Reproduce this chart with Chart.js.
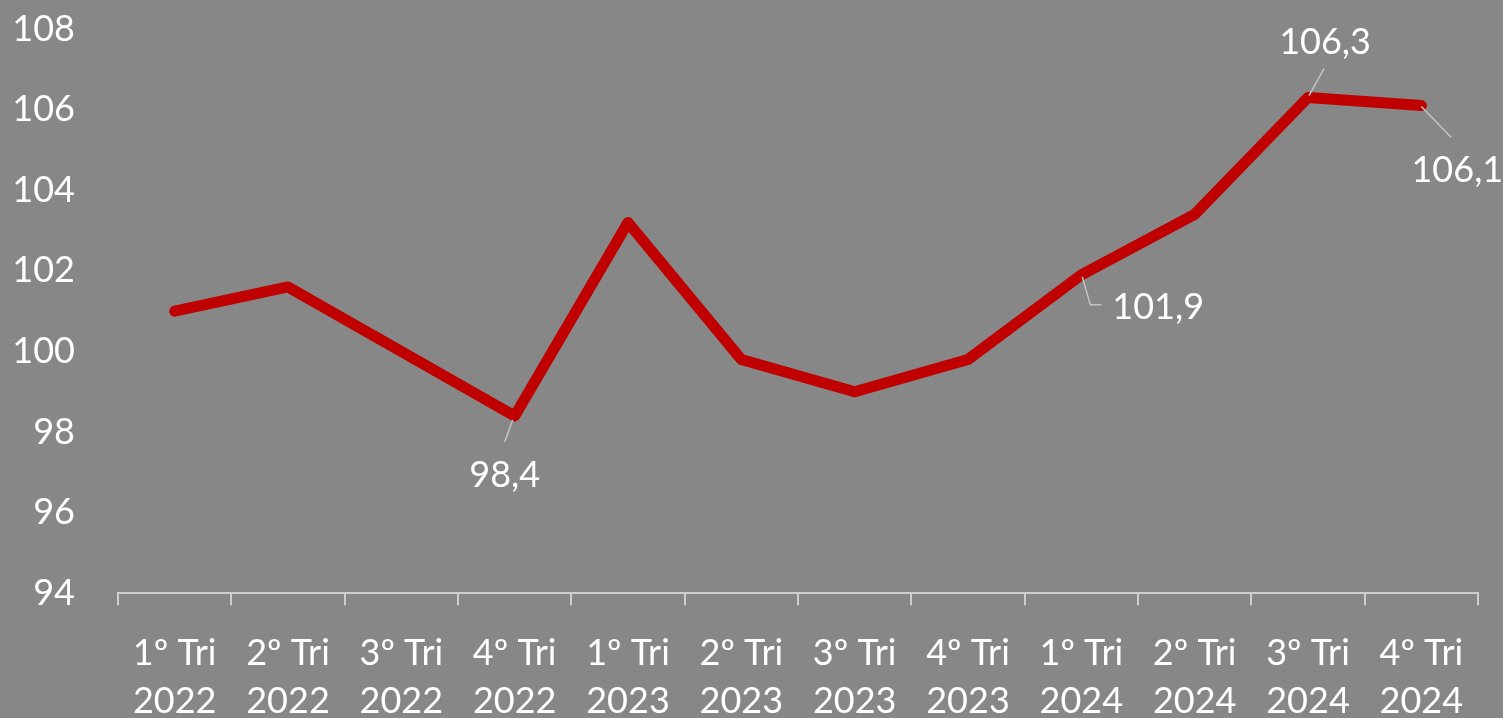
<!DOCTYPE html>
<html>
<head>
<meta charset="utf-8">
<script src="https://cdn.jsdelivr.net/npm/chart.js@4.4.1/dist/chart.umd.min.js"></script>
<style>
  html, body { margin: 0; padding: 0; background: #878787; overflow: hidden; }
  #wrap { position: relative; width: 1503px; height: 749px; }
</style>
</head>
<body>
<div id="wrap"><canvas id="chart"></canvas></div>
<script>
// Índice trimestral 2022-2024
const categories = [
  ['1º Tri', '2022'], ['2º Tri', '2022'], ['3º Tri', '2022'], ['4º Tri', '2022'],
  ['1º Tri', '2023'], ['2º Tri', '2023'], ['3º Tri', '2023'], ['4º Tri', '2023'],
  ['1º Tri', '2024'], ['2º Tri', '2024'], ['3º Tri', '2024'], ['4º Tri', '2024']
];
const values = [101.0, 101.6, 100.0, 98.4, 103.2, 99.8, 99.0, 99.8, 101.9, 103.4, 106.3, 106.1];
const yMin = 94;
const yMax = 108;
const yStep = 2;
const labelledPoints = [3, 8, 10, 11];

const FONT = 'Lato, "Source Sans Pro", "Noto Sans", sans-serif';
const lineColor = '#c00000';
const leaderColor = '#c4c4c4';
const axisColor = '#cfcfcf';

// --- Data labels with leader lines ---
const leaderPlugin = {
  id: 'leaderLabels',
  afterDatasetsDraw(chart) {
    const ctx = chart.ctx;
    const meta = chart.getDatasetMeta(0);
    // offsets relative to the point: [leader path..., text anchor]
    const layout = {
      3:  { path: [[-2, 4], [-10, 26]], text: [-10, 59], align: 'center' },
      8:  { path: [[1, 2], [9, 30], [20, 30]], text: [31, 33], align: 'left' },
      10: { path: [[1, -2], [16, -29]], text: [17, -55], align: 'center' },
      11: { path: [[0, 1], [30, 32]], text: [36, 65], align: 'center' }
    };
    ctx.save();
    labelledPoints.forEach(function (i) {
      const p = meta.data[i];
      const l = layout[i];
      ctx.strokeStyle = leaderColor;
      ctx.lineWidth = 1.5;
      ctx.beginPath();
      l.path.forEach(function (o, k) {
        if (k === 0) ctx.moveTo(p.x + o[0], p.y + o[1]);
        else ctx.lineTo(p.x + o[0], p.y + o[1]);
      });
      ctx.stroke();
      ctx.fillStyle = '#ffffff';
      ctx.font = '36px ' + FONT;
      ctx.textAlign = l.align;
      ctx.textBaseline = 'middle';
      ctx.fillText(values[i].toFixed(1).replace('.', ','), p.x + l.text[0], p.y + l.text[1]);
    });
    ctx.restore();
  }
};

new Chart(document.getElementById('chart'), {
  type: 'line',
  data: {
    labels: categories,
    datasets: [{
      data: values,
      borderColor: lineColor,
      borderWidth: 11,
      borderCapStyle: 'round',
      borderJoinStyle: 'round',
      pointRadius: 0,
      tension: 0,
      fill: false
    }]
  },
  options: {
    responsive: true,
    maintainAspectRatio: false,
    animation: false,
    layout: { padding: { top: 29, right: 25, left: 0, bottom: 0 } },
    plugins: {
      legend: { display: false },
      tooltip: { enabled: false }
    },
    scales: {
      x: {
        offset: true,
        grid: {
          offset: true,
          drawOnChartArea: false,
          drawTicks: true,
          tickLength: 12,
          color: axisColor,
          lineWidth: 2
        },
        border: { display: true, color: axisColor, width: 2 },
        ticks: {
          color: '#ffffff',
          font: { family: FONT, size: 36, lineHeight: 1.33 },
          padding: 24,
          maxRotation: 0,
          autoSkip: false
        }
      },
      y: {
        min: yMin,
        max: yMax,
        grid: { display: false, drawTicks: false },
        border: { display: false },
        afterFit: function (scale) {
          scale.width = 118;
          // tick padding is horizontal only here
          scale.paddingTop = 0;
          scale.paddingBottom = 0;
        },
        ticks: {
          stepSize: yStep,
          color: '#ffffff',
          font: { family: FONT, size: 36 },
          padding: 43,
          callback: function (v) { return v; }
        }
      }
    }
  },
  plugins: [leaderPlugin]
});
</script>
</body>
</html>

* * * * * * * * *

◆ EXERCISE BRIEF ◆
Repeat the listing in full and exactly. Do not include any images.

◆ ANSWER TO THE EXERCISE ◆
Reproduce this chart with Chart.js.
<!DOCTYPE html>
<html>
<head>
<meta charset="utf-8">
<script src="https://cdn.jsdelivr.net/npm/chart.js@4.4.1/dist/chart.umd.min.js"></script>
<style>
  html, body { margin: 0; padding: 0; background: #878787; overflow: hidden; }
  #wrap { position: relative; width: 1503px; height: 749px; }
</style>
</head>
<body>
<div id="wrap"><canvas id="chart"></canvas></div>
<script>
// Índice trimestral 2022-2024
const categories = [
  ['1º Tri', '2022'], ['2º Tri', '2022'], ['3º Tri', '2022'], ['4º Tri', '2022'],
  ['1º Tri', '2023'], ['2º Tri', '2023'], ['3º Tri', '2023'], ['4º Tri', '2023'],
  ['1º Tri', '2024'], ['2º Tri', '2024'], ['3º Tri', '2024'], ['4º Tri', '2024']
];
const values = [101.0, 101.6, 100.0, 98.4, 103.2, 99.8, 99.0, 99.8, 101.9, 103.4, 106.3, 106.1];
const yMin = 94;
const yMax = 108;
const yStep = 2;
const labelledPoints = [3, 8, 10, 11];

const FONT = 'Lato, "Source Sans Pro", "Noto Sans", sans-serif';
const lineColor = '#c00000';
const leaderColor = '#c4c4c4';
const axisColor = '#cfcfcf';

// --- Data labels with leader lines ---
const leaderPlugin = {
  id: 'leaderLabels',
  afterDatasetsDraw(chart) {
    const ctx = chart.ctx;
    const meta = chart.getDatasetMeta(0);
    // offsets relative to the point: [leader path..., text anchor]
    const layout = {
      3:  { path: [[-2, 4], [-10, 26]], text: [-10, 59], align: 'center' },
      8:  { path: [[1, 2], [9, 30], [20, 30]], text: [31, 33], align: 'left' },
      10: { path: [[1, -2], [16, -29]], text: [17, -55], align: 'center' },
      11: { path: [[0, 1], [30, 32]], text: [36, 65], align: 'center' }
    };
    ctx.save();
    labelledPoints.forEach(function (i) {
      const p = meta.data[i];
      const l = layout[i];
      ctx.strokeStyle = leaderColor;
      ctx.lineWidth = 1.5;
      ctx.beginPath();
      l.path.forEach(function (o, k) {
        if (k === 0) ctx.moveTo(p.x + o[0], p.y + o[1]);
        else ctx.lineTo(p.x + o[0], p.y + o[1]);
      });
      ctx.stroke();
      ctx.fillStyle = '#ffffff';
      ctx.font = '36px ' + FONT;
      ctx.textAlign = l.align;
      ctx.textBaseline = 'middle';
      ctx.fillText(values[i].toFixed(1).replace('.', ','), p.x + l.text[0], p.y + l.text[1]);
    });
    ctx.restore();
  }
};

new Chart(document.getElementById('chart'), {
  type: 'line',
  data: {
    labels: categories,
    datasets: [{
      data: values,
      borderColor: lineColor,
      borderWidth: 11,
      borderCapStyle: 'round',
      borderJoinStyle: 'round',
      pointRadius: 0,
      tension: 0,
      fill: false
    }]
  },
  options: {
    responsive: true,
    maintainAspectRatio: false,
    animation: false,
    layout: { padding: { top: 29, right: 25, left: 0, bottom: 0 } },
    plugins: {
      legend: { display: false },
      tooltip: { enabled: false }
    },
    scales: {
      x: {
        offset: true,
        grid: {
          offset: true,
          drawOnChartArea: false,
          drawTicks: true,
          tickLength: 12,
          color: axisColor,
          lineWidth: 2
        },
        border: { display: true, color: axisColor, width: 2 },
        ticks: {
          color: '#ffffff',
          font: { family: FONT, size: 36, lineHeight: 1.33 },
          padding: 24,
          maxRotation: 0,
          autoSkip: false
        }
      },
      y: {
        min: yMin,
        max: yMax,
        grid: { display: false, drawTicks: false },
        border: { display: false },
        afterFit: function (scale) {
          scale.width = 118;
          // tick padding is horizontal only here
          scale.paddingTop = 0;
          scale.paddingBottom = 0;
        },
        ticks: {
          stepSize: yStep,
          color: '#ffffff',
          font: { family: FONT, size: 36 },
          padding: 43,
          callback: function (v) { return v; }
        }
      }
    }
  },
  plugins: [leaderPlugin]
});
</script>
</body>
</html>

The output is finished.